Symphony No.1, Op.9
Veni, veni Emmanuel
Symphony No.5 in C minor, Op.67
Colin Currie (percussion)
London Philharmonic Orchestra
Reviewed by: Colin Clarke
Reviewed: 10 February, 2007
Venue: Southbank Centre, London Queen Elizabeth Hall
The concert itself was fascinating, a reflection of Alsop’s questing spirit. The LPO was on form, relishing the opportunity to explore Barber’s First Symphony (a work Alsop has recorded for Naxos). Concert hall surroundings immediately posed questions of scale, though – was the huge, sweeping opening simply too much for the Queen Elizabeth Hall? It certainly put the ululating second section into fine contrast and was thankfully not indicative of any propensity towards over-hefty fortissimos.
Alsop seemed to want to play up the Sibelian influences (Barber had been analysing the latter’s Seventh Symphony at the time of composition), giving the whole a rather imposing, grantic scale. Most impressive, perhaps, of the orchestral playing was the Adagio section (the symphony is in one movement), with its lovely oboe solo (Ian Hardwick) and the almost-as-expressive cello lines. But it was Alsop’s tracking of the work’s organic growth that outshone any individual contributions.

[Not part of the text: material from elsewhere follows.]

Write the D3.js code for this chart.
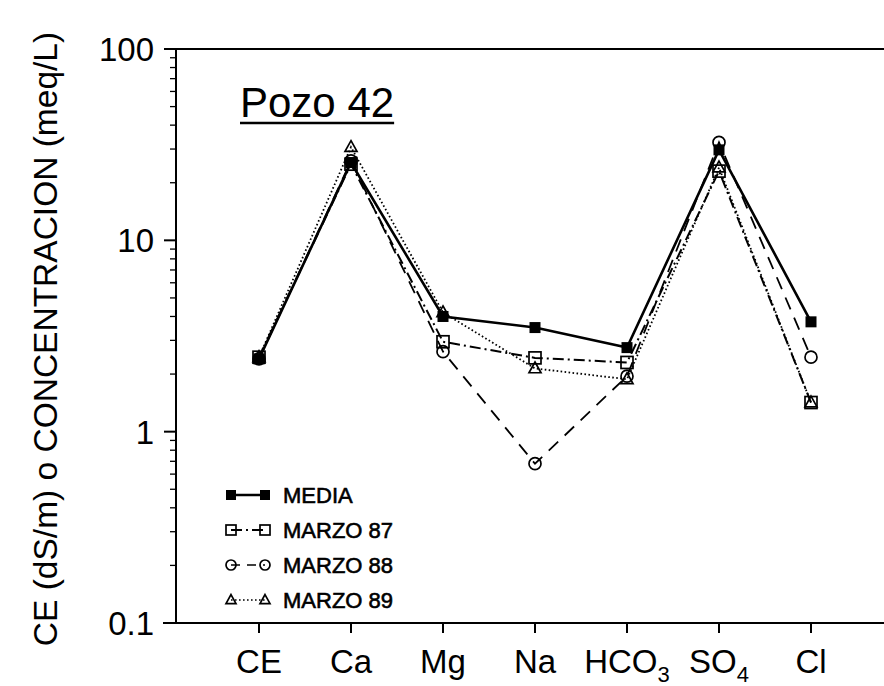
<!DOCTYPE html>
<html><head><meta charset="utf-8">
<script src="https://cdn.jsdelivr.net/npm/d3@7"></script>
<style>body{margin:0;background:#fff} svg{display:block}</style>
</head><body>
<svg id="chart" width="884" height="686"></svg>
<script>
const categories = ["CE", "Ca", "Mg", "Na", "HCO3", "SO4", "Cl"];
const media    = [2.4, 25.5, 4.0, 3.5, 2.75, 29.7, 3.75];
const marzo87  = [2.45, 25.0, 2.95, 2.43, 2.3, 23.0, 1.42];
const marzo88  = [2.4, 26.0, 2.62, 0.68, 1.95, 32.5, 2.45];
const marzo89  = [2.45, 30.7, 4.2, 2.14, 1.88, 24.0, 1.42];
const seriesNames = ["MEDIA", "MARZO 87", "MARZO 88", "MARZO 89"];
const yTickValues = [0.1, 1, 10, 100];
const yTickLabels = ["0.1", "1", "10", "100"];
const yTitle = "CE (dS/m) o CONCENTRACION (meq/L)";
const chartTitle = "Pozo 42";

(function () {
const FONT = "'Liberation Sans', Arial, Helvetica, sans-serif";
const svg = d3.select("#chart").style("font-family", FONT);

const pLeft = 176, pRight = 884, pTop = 49, pBottom = 623;
const x = d3.scalePoint().domain(categories).range([259, 811]);
const y = d3.scaleLog().domain([0.1, 100]).range([pBottom, pTop]);

// frame lines
svg.append("line").attr("x1", 165).attr("x2", pRight).attr("y1", pTop).attr("y2", pTop)
  .attr("stroke", "#000").attr("stroke-width", 2);
svg.append("line").attr("x1", pLeft).attr("x2", pLeft).attr("y1", pTop).attr("y2", pBottom)
  .attr("stroke", "#000").attr("stroke-width", 2);
svg.append("line").attr("x1", 163).attr("x2", pRight).attr("y1", pBottom).attr("y2", pBottom)
  .attr("stroke", "#000").attr("stroke-width", 2);

// y ticks (major + minor)
const minor = [];
for (let d = 0; d < 3; d++) for (let k = 2; k <= 9; k++) minor.push(k * Math.pow(10, d - 1));
svg.selectAll(".ymin").data(minor).enter().append("line")
  .attr("x1", pLeft - 6).attr("x2", pLeft).attr("y1", d => y(d)).attr("y2", d => y(d))
  .attr("stroke", "#000").attr("stroke-width", 1.3);
svg.selectAll(".ymaj").data(yTickValues).enter().append("line")
  .attr("x1", pLeft - 12).attr("x2", pLeft).attr("y1", d => y(d)).attr("y2", d => y(d))
  .attr("stroke", "#000").attr("stroke-width", 2);
svg.selectAll(".ylab").data(yTickValues).enter().append("text")
  .attr("x", 154).attr("y", d => y(d)).attr("dy", "0.36em")
  .attr("text-anchor", "end").attr("font-size", 33)
  .text((d, i) => yTickLabels[i]);

// x ticks
svg.selectAll(".xt").data(categories).enter().append("line")
  .attr("x1", d => x(d)).attr("x2", d => x(d)).attr("y1", pBottom).attr("y2", pBottom + 10)
  .attr("stroke", "#000").attr("stroke-width", 2);
const xl = svg.selectAll(".xl").data(categories).enter().append("text")
  .attr("x", d => x(d)).attr("y", 673).attr("text-anchor", "middle").attr("font-size", 33);
xl.each(function(d) {
  const t = d3.select(this);
  const m = d.match(/^([A-Za-z]+?)(\d*)$/);
  t.append("tspan").text(m[1]);
  if (m[2]) t.append("tspan").attr("font-size", 22).attr("dy", 9).text(m[2]);
});

// y title
svg.append("text").attr("transform", "translate(57,339) rotate(-90)")
  .attr("text-anchor", "middle").attr("font-size", 33.5).text(yTitle);

// chart title
const tt = svg.append("text").attr("x", 240).attr("y", 117).attr("font-size", 42).text(chartTitle);
const tw = tt.node().getComputedTextLength();
svg.append("line").attr("x1", 240).attr("x2", 240 + tw).attr("y1", 123).attr("y2", 123)
  .attr("stroke", "#000").attr("stroke-width", 2.5);

// series
const series = [
  {name: seriesNames[0], values: media,   dash: null,         width: 2.6, marker: "fsquare"},
  {name: seriesNames[1], values: marzo87, dash: "11,4,2,4",   width: 2.0, marker: "square"},
  {name: seriesNames[2], values: marzo88, dash: "13,9",       width: 1.8, marker: "circle"},
  {name: seriesNames[3], values: marzo89, dash: "1.6,2.4",    width: 1.8, marker: "triangle"}
];

const line = d3.line().x(d => x(d.c)).y(d => y(d.v));

function drawMarker(g, type, cx, cy, s) {
  if (type === "fsquare") {
    g.append("rect").attr("x", cx - s/2).attr("y", cy - s/2).attr("width", s).attr("height", s)
      .attr("fill", "#000");
  } else if (type === "square") {
    g.append("rect").attr("x", cx - s/2).attr("y", cy - s/2).attr("width", s).attr("height", s)
      .attr("fill", "none").attr("stroke", "#000").attr("stroke-width", 1.7);
  } else if (type === "circle") {
    g.append("circle").attr("cx", cx).attr("cy", cy).attr("r", s/2)
      .attr("fill", "none").attr("stroke", "#000").attr("stroke-width", 1.7);
  } else {
    const h = s * 0.9;
    g.append("path").attr("d", `M${cx},${cy - h*0.6}L${cx + s/2},${cy + h*0.4}L${cx - s/2},${cy + h*0.4}Z`)
      .attr("fill", "none").attr("stroke", "#000").attr("stroke-width", 1.7);
  }
}

const plot = svg.append("g");
series.slice().reverse().forEach(s => {
  const pts = categories.map((c, i) => ({c, v: s.values[i]}));
  plot.append("path").attr("d", line(pts)).attr("fill", "none").attr("stroke", "#000")
    .attr("stroke-width", s.width).attr("stroke-dasharray", s.dash);
});
series.slice().reverse().forEach(s => {
  const g = plot.append("g");
  categories.forEach((c, i) => drawMarker(g, s.marker, x(c), y(s.values[i]), s.marker === "fsquare" ? 11 : 12));
});

// legend
const legY = d3.scalePoint().domain(seriesNames).range([495, 600]);
const lg = svg.append("g");
series.forEach(s => {
  const ly = legY(s.name);
  lg.append("line").attr("x1", 231).attr("x2", 265).attr("y1", ly).attr("y2", ly)
    .attr("stroke", "#000").attr("stroke-width", s.width * 0.9)
    .attr("stroke-dasharray", s.dash ? (s.marker === "circle" ? "9,7" : s.dash) : null);
  drawMarker(lg, s.marker, 231, ly, 10);
  drawMarker(lg, s.marker, 265, ly, 10);
  lg.append("text").attr("x", 283).attr("y", ly).attr("dy", "0.36em")
    .attr("font-size", 22).attr("stroke", "#000").attr("stroke-width", 0.6).text(s.name);
});
})();
</script>
</body></html>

James MacMaillan’s Veni, veni Emmanuel (1991/2) is the closest thing I can think of to a modernist ‘hit’. It has had hundreds of performances. Again, our soloist (percussionist Colin Currie) has recorded this work for Naxos. His closeness to the work is obvious from his sheer confidence (he strutted from one side of the platform to the other like a proud peacock). It‘s all part of this work’s ‘theatre‘ – it is no accident that it was the work chosen to crown the BBC Symphony Orcherstra’s MacMillan Weekend at the Barbican in January 2005, again with Currie as soloist.
MacMillan’s Catholicism dwells at the heart of Veni, veni Emmanuel, which centres on the period between Advent and Easter. The titular Plainsong plays a great part, albeit in fragmented form. Throbbing heart-beats of Christ permeate the music’s interior. Currie clearly loves the physical aspect of this music – the primal, dare I say, almost Pagan element – no wonder this percussionist has his own fan-club! Hearing it again in Alsop’s hands, the score’s Romantic elements seemed more to the fore (the section around the solo violin and marimba, for example). The work’s theatrical side mentioned earlier came into its own at the end, when Currie ascended (symbolically?) to a platform at the back of the orchestra to provide the final bells (amongst prevalent orchestral tinklings). This piece cannot fail to make its effect. What the more conservative members of the audience made of it, I can only conjecture…
The most famous symphony in existence graced the second half. The LPO seemed crowded onto the platform – this was to be no period-influenced performance. Alsop’s gap-less fermatas materialised – so, alas, did a certain scrappiness in the strings. In keeping with the opening, there was no let-up for any contrasting themes, giving the entire first movement (exposition repeat duly observed) an impressive core-strength whatever its moment-to-moment failings.
The rich string sound for the Andante con moto was impressive; the ensuing lack of charm and occasional ragged woodwind ensemble, less so. A rapid ccherzo (the word ‘marziale’ sprang to mind!) and equally rapid trio (it could easily have become a scramble if the LPO had not been on its toes) led to a fairly shadowy transition to the finale. Like the finale itself, this transition was more an indicator of potentialities rather than a deliverer of Beethoven. The huge harmonic build-up failed to gel, just as the finale, a kind of dance-like march, sagged at times.